Cult Movie: Elliott Gould film The Touch shows Ingmar Bergman certainly had it
THERE are several reasons why film buffs should be celebrating the new BFI release of Ingmar Bergman's The Touch on Blu-ray.
Firstly it's one of the rarer examples of the legendary Swedish director's art. Released to cinemas in October 1971 it has, to date, received one solitary outing on British TV (making it on to BBC 2 on November 20 1977) and has since disappeared into the cinematic clouds becoming almost a 'lost' film in the process. 'Lost' until now, that is.
Secondly it's the director's first English-language film (well, elements of it are also in Swedish but mostly it's in English) and, finally, it's his first proper stab at what you might call a standard Hollywood love story. A very separate piece, in other words, from his more traditional works with the cold existential themes they famously explore. For Bergman fans this is exciting stuff.

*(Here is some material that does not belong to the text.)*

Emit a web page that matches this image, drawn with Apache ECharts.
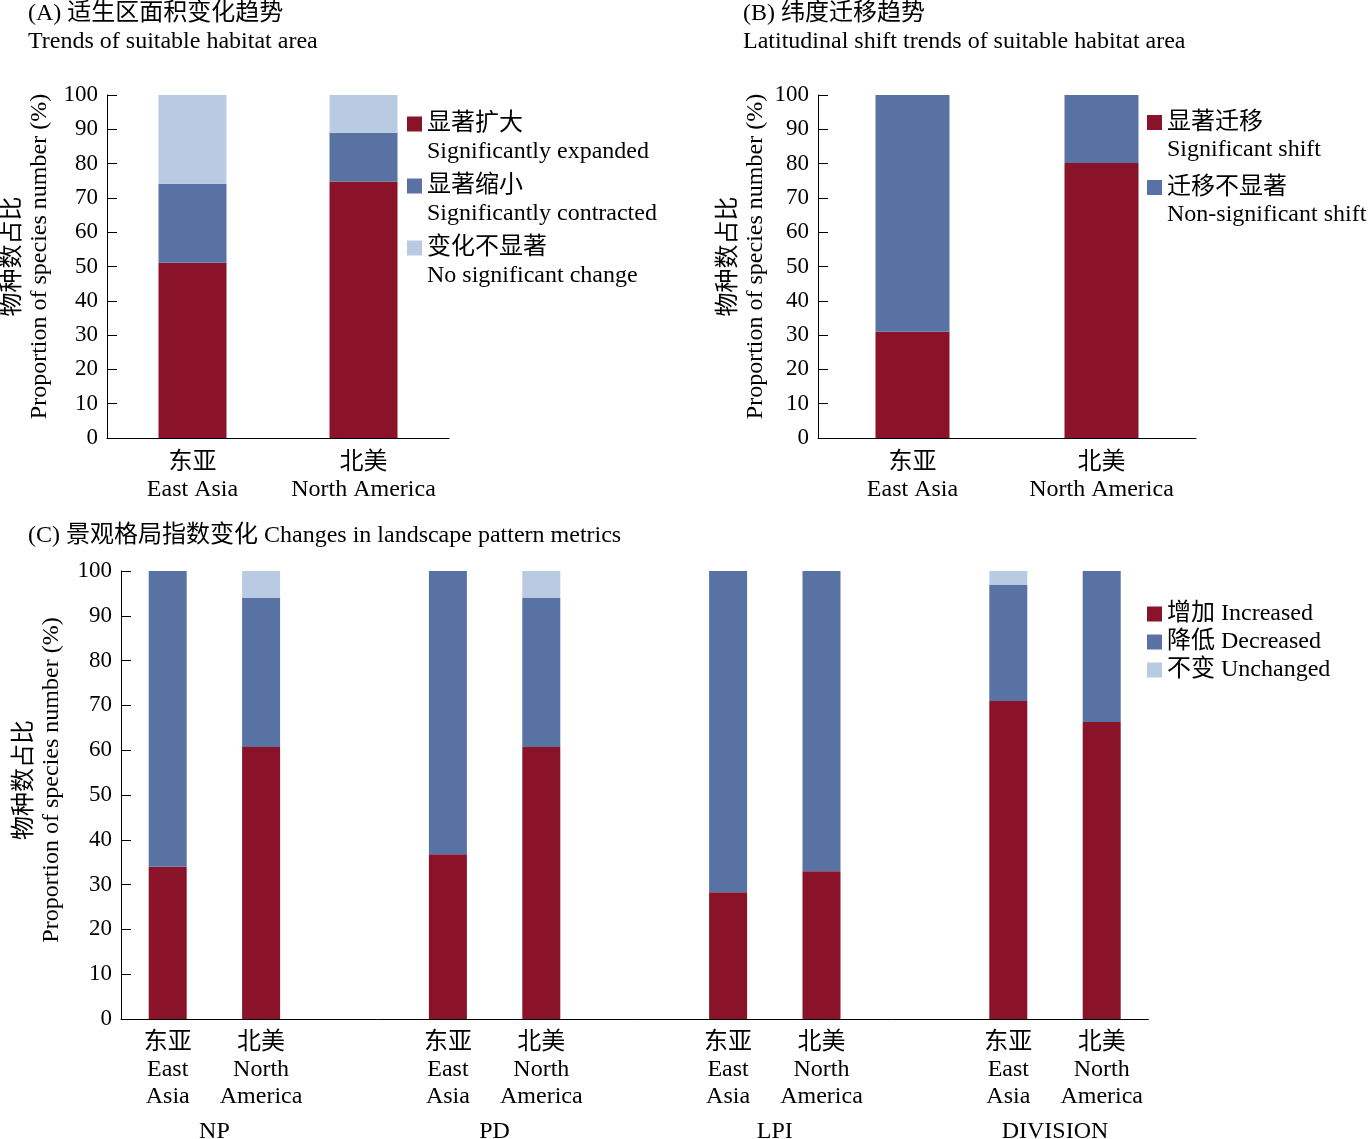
<!DOCTYPE html>
<html>
<head>
<meta charset="utf-8">
<script src="https://cdn.jsdelivr.net/npm/echarts@6/dist/echarts.min.js"></script>
<style>
html, body { margin: 0; padding: 0; background: #fff; }
#chart { width: 1369px; height: 1139px; }
</style>
</head>
<body>
<div id="chart"></div>
<script>
// (A) suitable habitat area
const regionsA = ['东亚\nEast Asia', '北美\nNorth America'];
const namesA = ['显著扩大\nSignificantly expanded', '显著缩小\nSignificantly contracted', '变化不显著\nNo significant change'];
const expanded = [51.1, 74.8];
const contracted = [23.0, 14.2];
const noChange = [25.9, 11.0];

// (B) latitudinal shift
const regionsB = ['东亚\nEast Asia', '北美\nNorth America'];
const namesB = ['显著迁移\nSignificant shift', '迁移不显著\nNon-significant shift'];
const shifted = [31.0, 80.2];
const notShifted = [69.0, 19.8];

// (C) landscape metrics, order: NP 东亚, NP 北美, PD 东亚, PD 北美, LPI .., DIVISION ..
const metrics = ['NP', 'PD', 'LPI', 'DIVISION'];
const regionsC = ['东亚\nEast\nAsia', '北美\nNorth\nAmerica'];
const namesC = ['增加 Increased', '降低 Decreased', '不变 Unchanged'];
const increased = [34.0, 60.7, 36.8, 60.7, 28.3, 33.0, 71.0, 66.3];
const decreased = [66.0, 33.3, 63.2, 33.3, 71.7, 67.0, 25.9, 33.7];
const unchanged = [0, 6.0, 0, 6.0, 0, 0, 3.1, 0];

const RED = '#8b1329';
const BLUE = '#5872a3';
const LIGHT = '#b9cbe2';
const FONT = '"Liberation Serif", "Times New Roman", "Noto Sans CJK SC", serif';
const yName = '物种数占比\nProportion of species number (%)';

// category list for C with an empty slot between metric groups
const catC = [];
const groupAt = {};
metrics.forEach((m, i) => {
	regionsC.forEach(r => catC.push(m + '|' + r));
	groupAt[i * 3 + 1] = m;
	if (i < metrics.length - 1) catC.push(m + '|');
});
const withGaps = (arr) => {
	let out = [];
	arr.forEach((v, i) => {
		out.push(v);
		if (i % 2 === 1 && i < arr.length - 1) out.push('-');
	});
	return out;
};

const txt = (size, lh) => ({ fontFamily: FONT, fontSize: size, lineHeight: lh, color: '#000' });

function yAxisFor (gridIndex, nameGap, shift) {
	return {
		type: 'value', gridIndex: gridIndex, min: 0, max: 100, interval: 10,
		name: yName, nameLocation: 'middle', nameGap: nameGap,
		nameTextStyle: Object.assign(txt(24, 27), { padding: [0, 0, 0, shift] }),
		axisLine: { show: true, lineStyle: { color: '#000', width: 1 } },
		axisTick: { show: true, inside: true, length: 10, lineStyle: { color: '#000' } },
		axisLabel: Object.assign(txt(23, 24), { margin: 9 }),
		splitLine: { show: false }
	};
};

function xAxisFor (gridIndex, data, margin) {
	return {
		type: 'category', gridIndex: gridIndex, data: data,
		axisLine: { show: true, lineStyle: { color: '#000', width: 1 } },
		axisTick: { show: false },
		axisLabel: Object.assign(txt(24, 27), {
			margin: margin, interval: 0,
			formatter: (v) => v.indexOf('|') >= 0 ? v.split('|')[1] : v
		}),
		splitLine: { show: false }
	};
};

function bar (name, xi, stack, width, data, color) {
	return {
		name: name, type: 'bar', xAxisIndex: xi, yAxisIndex: xi > 2 ? 2 : xi,
		stack: stack, barWidth: width, data: data,
		itemStyle: { color: color }, emphasis: { disabled: true }
	};
};

// blank first line keeps the swatch level with the Chinese line
const twoLine = (name) => ' \n' + name;

const chart = echarts.init(document.getElementById('chart'));

chart.setOption({
	animation: false,
	backgroundColor: '#fff',
	title: [
		{ text: '(A) 适生区面积变化趋势\nTrends of suitable habitat area', left: 28, top: 0, padding: 0,
			textStyle: Object.assign(txt(24, 28), { fontWeight: 'normal' }) },
		{ text: '(B) 纬度迁移趋势\nLatitudinal shift trends of suitable habitat area', left: 743, top: 0, padding: 0,
			textStyle: Object.assign(txt(24, 28), { fontWeight: 'normal' }) },
		{ text: '(C) 景观格局指数变化 Changes in landscape pattern metrics', left: 28, top: 522, padding: 0,
			textStyle: Object.assign(txt(24, 28), { fontWeight: 'normal' }) }
	],
	legend: [
		{ data: namesA, orient: 'vertical', left: 407, top: 82, padding: 0, icon: 'rect',
			itemWidth: 15, itemHeight: 15, itemGap: -22, formatter: twoLine,
			textStyle: txt(24, 28) },
		{ data: namesB, orient: 'vertical', left: 1147, top: 82, padding: 0, icon: 'rect',
			itemWidth: 15, itemHeight: 15, itemGap: -16, formatter: twoLine,
			textStyle: txt(24, 27) },
		{ data: namesC, orient: 'vertical', left: 1147, top: 602, padding: 0, icon: 'rect',
			itemWidth: 15, itemHeight: 15, itemGap: 4,
			textStyle: txt(24, 24) }
	],
	grid: [
		{ left: 107, top: 95, width: 342, height: 343, containLabel: false, outerBoundsMode: 'none' },
		{ left: 818, top: 95, width: 378, height: 343, containLabel: false, outerBoundsMode: 'none' },
		{ left: 121, top: 571, width: 1027.4, height: 448, containLabel: false, outerBoundsMode: 'none' }
	],
	xAxis: [
		xAxisFor(0, regionsA, 11),
		xAxisFor(1, regionsB, 11),
		xAxisFor(2, catC, 10),
		{
			type: 'value', gridIndex: 2, position: 'bottom', min: 0, max: 11, interval: 1,
			axisLine: { show: false }, axisTick: { show: false }, splitLine: { show: false },
			axisLabel: Object.assign(txt(24, 27), {
				margin: 99, showMinLabel: true, showMaxLabel: true,
				formatter: (v) => groupAt[v] || ''
			})
		}
	],
	yAxis: [
		yAxisFor(0, 54, 20),
		yAxisFor(1, 49, 20),
		yAxisFor(2, 56, 30)
	],
	series: [
		bar(namesA[0], 0, 'a', 68, expanded, RED),
		bar(namesA[1], 0, 'a', 68, contracted, BLUE),
		bar(namesA[2], 0, 'a', 68, noChange, LIGHT),
		bar(namesB[0], 1, 'b', 74, shifted, RED),
		bar(namesB[1], 1, 'b', 74, notShifted, BLUE),
		bar(namesC[0], 2, 'c', 38, withGaps(increased), RED),
		bar(namesC[1], 2, 'c', 38, withGaps(decreased), BLUE),
		bar(namesC[2], 2, 'c', 38, withGaps(unchanged), LIGHT)
	]
});
</script>
</body>
</html>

There's also the small matter of leading man Elliott Gould fronting a Bergman film – the first non-Nordic actor to do so – to consider. But despite the exterior sense of otherness that such trimmings suggest, this is still a Bergman film at its core.
It was mostly shot in Swedish studios and locations, with some material filmed in London, and many of the director's favoured collaborators – such as cinematographer Sven Nykrist – are firmly in place from the off.
Gould plays archaeologist David Kovac who arrives in the lives of married couple Karin Vergerus (Bibi Andersson) and Andrea (Max von Sydow) and blows it apart when he embarks on an ill-advised affair with Karin.
The sheer presence of Gould here, although it could have been even weirder if studio executives had got their way with their earlier suggestion of Dustin Hoffman, may mean he's the centre of focus but in reality he is slightly uncomfortable looking throughout and Andersson and von Sydow, two long-established figures within the Bergman world, of course, act him off the screen most of the time.
The fairly traditional love triangle storyline means The Touch will never be considered the great film-maker's finest creation. He'd been directing since the mid-1940s and made his international breakthrough in the 50s so you could say his finest work was well behind him by the time 1971 rolled around but it remains a fascinating piece of cinema all the same.
It feels like a nifty snapshot of Sweden as the new decade began and it looks fabulous but audiences and contemporary critics were mostly unimpressed. Box-office takings were poor and critical response muted at best. Oddly enough, the director's next film Cries And Whispers was acclaimed as something of a late flowering classic of its type.
Perhaps The Touch was a case of a master craftsman laying the groundwork for a more fully formed piece to come. Even if that is the case, this remains a film well worth savouring.